### Work to be completed
Extract each line of the material that follows exactly and omit its pictures.

### Data segment
** begin **
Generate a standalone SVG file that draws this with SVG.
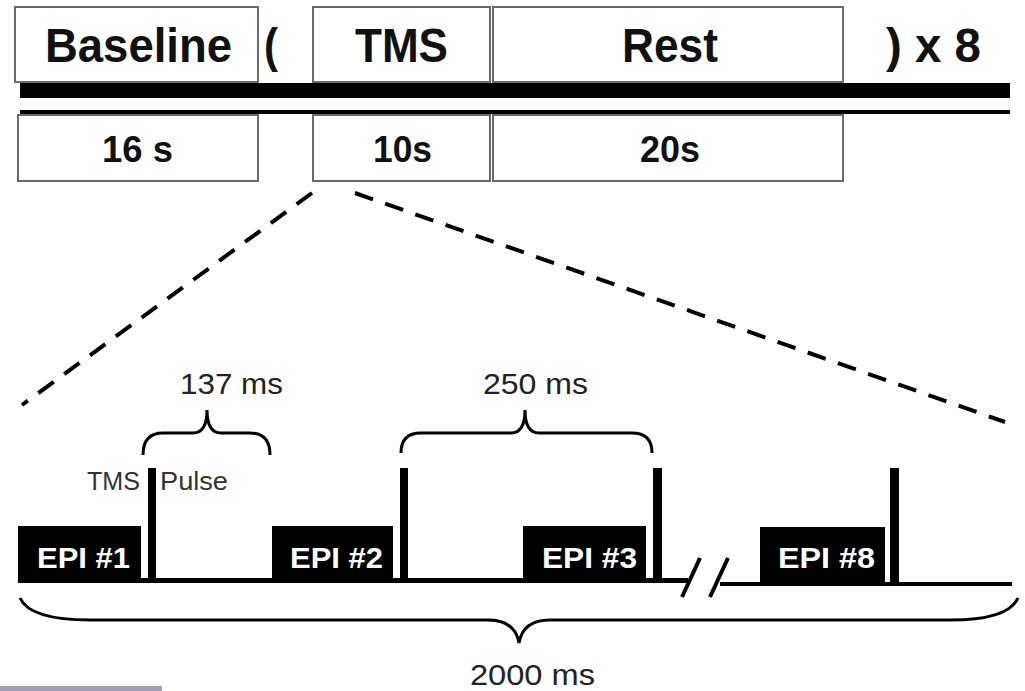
<svg xmlns="http://www.w3.org/2000/svg" width="1025" height="691" viewBox="0 0 1025 691">
<style>
.box{fill:#fff;stroke:#6a6a6a;stroke-width:2}
.big{font-family:"Liberation Sans",Arial,sans-serif;font-weight:bold;font-size:48px;fill:#111}
.mid{font-family:"Liberation Sans",Arial,sans-serif;font-weight:bold;font-size:36px;fill:#111}
.lab{font-family:"Liberation Sans",Arial,sans-serif;font-size:30px;fill:#222}
.sm{font-family:"Liberation Sans",Arial,sans-serif;font-size:25px;fill:#333}
.epi{fill:#000}
.epit{font-family:"Liberation Sans",Arial,sans-serif;font-weight:bold;font-size:30px;fill:#fff}
.dash{stroke:#000;stroke-width:4;stroke-dasharray:19 13;fill:none}
.brace{stroke:#000;stroke-width:3;fill:none}
.line{stroke:#000;fill:none}
</style>
<rect width="1025" height="691" fill="#fff"/>
<g id="top-row">
  <g id="baseline-block">
    <rect class="box" x="15" y="7" width="243" height="75"/>
    <text class="big" x="45" y="62" textLength="187" lengthAdjust="spacingAndGlyphs">Baseline</text>
  </g>
  <text class="big" x="264" y="62" textLength="14" lengthAdjust="spacingAndGlyphs">(</text>
  <g id="tms-block">
    <rect class="box" x="313" y="7" width="177" height="75"/>
    <text class="big" x="355" y="62" textLength="93" lengthAdjust="spacingAndGlyphs">TMS</text>
  </g>
  <g id="rest-block">
    <rect class="box" x="493" y="7" width="350" height="75"/>
    <text class="big" x="622" y="62" textLength="96" lengthAdjust="spacingAndGlyphs">Rest</text>
  </g>
  <text class="big" x="886" y="62" textLength="95" lengthAdjust="spacingAndGlyphs">) x 8</text>
</g>
<rect x="20" y="83" width="990" height="15" fill="#000"/>
<rect x="20" y="110" width="990" height="4" fill="#000"/>
<g id="durations">
  <g id="dur-baseline">
    <rect class="box" x="18" y="115" width="240" height="66"/>
    <text class="mid" x="102" y="162" textLength="71" lengthAdjust="spacingAndGlyphs">16 s</text>
  </g>
  <g id="dur-tms">
    <rect class="box" x="313" y="115" width="177" height="66"/>
    <text class="mid" x="373" y="162" textLength="59" lengthAdjust="spacingAndGlyphs">10s</text>
  </g>
  <g id="dur-rest">
    <rect class="box" x="493" y="115" width="350" height="66"/>
    <text class="mid" x="640" y="162" textLength="60" lengthAdjust="spacingAndGlyphs">20s</text>
  </g>
</g>
<g id="connectors">
  <line class="dash" x1="312" y1="193" x2="22" y2="405"/>
  <line class="dash" x1="355" y1="193" x2="1005" y2="422"/>
</g>
<g id="timeline">
  <line class="line" x1="18" y1="580.5" x2="688" y2="580.5" stroke-width="5"/>
  <line class="line" x1="720" y1="584" x2="1012" y2="584" stroke-width="4"/>
  <line class="line" x1="682" y1="597" x2="700" y2="558" stroke-width="4"/>
  <line class="line" x1="710" y1="597" x2="728" y2="558" stroke-width="4"/>
</g>
<g id="epi1">
  <rect class="epi" x="18" y="526" width="123" height="57"/>
  <text class="epit" x="37" y="568" textLength="93" lengthAdjust="spacingAndGlyphs">EPI #1</text>
</g>
<g id="epi2">
  <rect class="epi" x="272" y="526" width="121" height="57"/>
  <text class="epit" x="290" y="568" textLength="93" lengthAdjust="spacingAndGlyphs">EPI #2</text>
</g>
<g id="epi3">
  <rect class="epi" x="523" y="526" width="123" height="57"/>
  <text class="epit" x="542" y="568" textLength="95" lengthAdjust="spacingAndGlyphs">EPI #3</text>
</g>
<g id="epi8">
  <rect class="epi" x="760" y="527" width="125" height="57"/>
  <text class="epit" x="778" y="568" textLength="97" lengthAdjust="spacingAndGlyphs">EPI #8</text>
</g>
<g id="pulses">
  <rect x="148" y="468" width="8" height="115" fill="#000"/>
  <rect x="400" y="468" width="8" height="115" fill="#000"/>
  <rect x="653" y="468" width="9" height="115" fill="#000"/>
  <rect x="890" y="468" width="9" height="116" fill="#000"/>
</g>
<g id="pulse-label">
  <text class="sm" x="87" y="490" textLength="53" lengthAdjust="spacingAndGlyphs">TMS</text>
  <text class="sm" x="160" y="490" textLength="68" lengthAdjust="spacingAndGlyphs">Pulse</text>
</g>
<g id="brace-137">
  <path class="brace" d="M143,455 Q143,433 163,433 L193,433 Q207,433 207,410 Q207,433 221,433 L250,433 Q270,433 270,455"/>
  <text class="lab" x="180" y="394" textLength="103" lengthAdjust="spacingAndGlyphs">137 ms</text>
</g>
<g id="brace-250">
  <path class="brace" d="M401,453 Q401,433 421,433 L511,433 Q525,433 525,410 Q525,433 539,433 L632,433 Q652,433 652,453"/>
  <text class="lab" x="483" y="394" textLength="105" lengthAdjust="spacingAndGlyphs">250 ms</text>
</g>
<g id="brace-2000">
  <path class="brace" d="M20,598 Q30,620 90,620 L488,620 Q515,620 519,643 Q523,620 550,620 L950,620 Q1008,620 1018,598"/>
  <text class="lab" x="470" y="685" textLength="125" lengthAdjust="spacingAndGlyphs">2000 ms</text>
</g>
<rect x="0" y="686" width="162" height="5" fill="#a09eb5"/>
</svg>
** end **
### Task response
Generate a standalone SVG file that draws this with SVG.
<svg xmlns="http://www.w3.org/2000/svg" width="1025" height="691" viewBox="0 0 1025 691">
<style>
.box{fill:#fff;stroke:#6a6a6a;stroke-width:2}
.big{font-family:"Liberation Sans",Arial,sans-serif;font-weight:bold;font-size:48px;fill:#111}
.mid{font-family:"Liberation Sans",Arial,sans-serif;font-weight:bold;font-size:36px;fill:#111}
.lab{font-family:"Liberation Sans",Arial,sans-serif;font-size:30px;fill:#222}
.sm{font-family:"Liberation Sans",Arial,sans-serif;font-size:25px;fill:#333}
.epi{fill:#000}
.epit{font-family:"Liberation Sans",Arial,sans-serif;font-weight:bold;font-size:30px;fill:#fff}
.dash{stroke:#000;stroke-width:4;stroke-dasharray:19 13;fill:none}
.brace{stroke:#000;stroke-width:3;fill:none}
.line{stroke:#000;fill:none}
</style>
<rect width="1025" height="691" fill="#fff"/>
<g id="top-row">
  <g id="baseline-block">
    <rect class="box" x="15" y="7" width="243" height="75"/>
    <text class="big" x="45" y="62" textLength="187" lengthAdjust="spacingAndGlyphs">Baseline</text>
  </g>
  <text class="big" x="264" y="62" textLength="14" lengthAdjust="spacingAndGlyphs">(</text>
  <g id="tms-block">
    <rect class="box" x="313" y="7" width="177" height="75"/>
    <text class="big" x="355" y="62" textLength="93" lengthAdjust="spacingAndGlyphs">TMS</text>
  </g>
  <g id="rest-block">
    <rect class="box" x="493" y="7" width="350" height="75"/>
    <text class="big" x="622" y="62" textLength="96" lengthAdjust="spacingAndGlyphs">Rest</text>
  </g>
  <text class="big" x="886" y="62" textLength="95" lengthAdjust="spacingAndGlyphs">) x 8</text>
</g>
<rect x="20" y="83" width="990" height="15" fill="#000"/>
<rect x="20" y="110" width="990" height="4" fill="#000"/>
<g id="durations">
  <g id="dur-baseline">
    <rect class="box" x="18" y="115" width="240" height="66"/>
    <text class="mid" x="102" y="162" textLength="71" lengthAdjust="spacingAndGlyphs">16 s</text>
  </g>
  <g id="dur-tms">
    <rect class="box" x="313" y="115" width="177" height="66"/>
    <text class="mid" x="373" y="162" textLength="59" lengthAdjust="spacingAndGlyphs">10s</text>
  </g>
  <g id="dur-rest">
    <rect class="box" x="493" y="115" width="350" height="66"/>
    <text class="mid" x="640" y="162" textLength="60" lengthAdjust="spacingAndGlyphs">20s</text>
  </g>
</g>
<g id="connectors">
  <line class="dash" x1="312" y1="193" x2="22" y2="405"/>
  <line class="dash" x1="355" y1="193" x2="1005" y2="422"/>
</g>
<g id="timeline">
  <line class="line" x1="18" y1="580.5" x2="688" y2="580.5" stroke-width="5"/>
  <line class="line" x1="720" y1="584" x2="1012" y2="584" stroke-width="4"/>
  <line class="line" x1="682" y1="597" x2="700" y2="558" stroke-width="4"/>
  <line class="line" x1="710" y1="597" x2="728" y2="558" stroke-width="4"/>
</g>
<g id="epi1">
  <rect class="epi" x="18" y="526" width="123" height="57"/>
  <text class="epit" x="37" y="568" textLength="93" lengthAdjust="spacingAndGlyphs">EPI #1</text>
</g>
<g id="epi2">
  <rect class="epi" x="272" y="526" width="121" height="57"/>
  <text class="epit" x="290" y="568" textLength="93" lengthAdjust="spacingAndGlyphs">EPI #2</text>
</g>
<g id="epi3">
  <rect class="epi" x="523" y="526" width="123" height="57"/>
  <text class="epit" x="542" y="568" textLength="95" lengthAdjust="spacingAndGlyphs">EPI #3</text>
</g>
<g id="epi8">
  <rect class="epi" x="760" y="527" width="125" height="57"/>
  <text class="epit" x="778" y="568" textLength="97" lengthAdjust="spacingAndGlyphs">EPI #8</text>
</g>
<g id="pulses">
  <rect x="148" y="468" width="8" height="115" fill="#000"/>
  <rect x="400" y="468" width="8" height="115" fill="#000"/>
  <rect x="653" y="468" width="9" height="115" fill="#000"/>
  <rect x="890" y="468" width="9" height="116" fill="#000"/>
</g>
<g id="pulse-label">
  <text class="sm" x="87" y="490" textLength="53" lengthAdjust="spacingAndGlyphs">TMS</text>
  <text class="sm" x="160" y="490" textLength="68" lengthAdjust="spacingAndGlyphs">Pulse</text>
</g>
<g id="brace-137">
  <path class="brace" d="M143,455 Q143,433 163,433 L193,433 Q207,433 207,410 Q207,433 221,433 L250,433 Q270,433 270,455"/>
  <text class="lab" x="180" y="394" textLength="103" lengthAdjust="spacingAndGlyphs">137 ms</text>
</g>
<g id="brace-250">
  <path class="brace" d="M401,453 Q401,433 421,433 L511,433 Q525,433 525,410 Q525,433 539,433 L632,433 Q652,433 652,453"/>
  <text class="lab" x="483" y="394" textLength="105" lengthAdjust="spacingAndGlyphs">250 ms</text>
</g>
<g id="brace-2000">
  <path class="brace" d="M20,598 Q30,620 90,620 L488,620 Q515,620 519,643 Q523,620 550,620 L950,620 Q1008,620 1018,598"/>
  <text class="lab" x="470" y="685" textLength="125" lengthAdjust="spacingAndGlyphs">2000 ms</text>
</g>
<rect x="0" y="686" width="162" height="5" fill="#a09eb5"/>
</svg>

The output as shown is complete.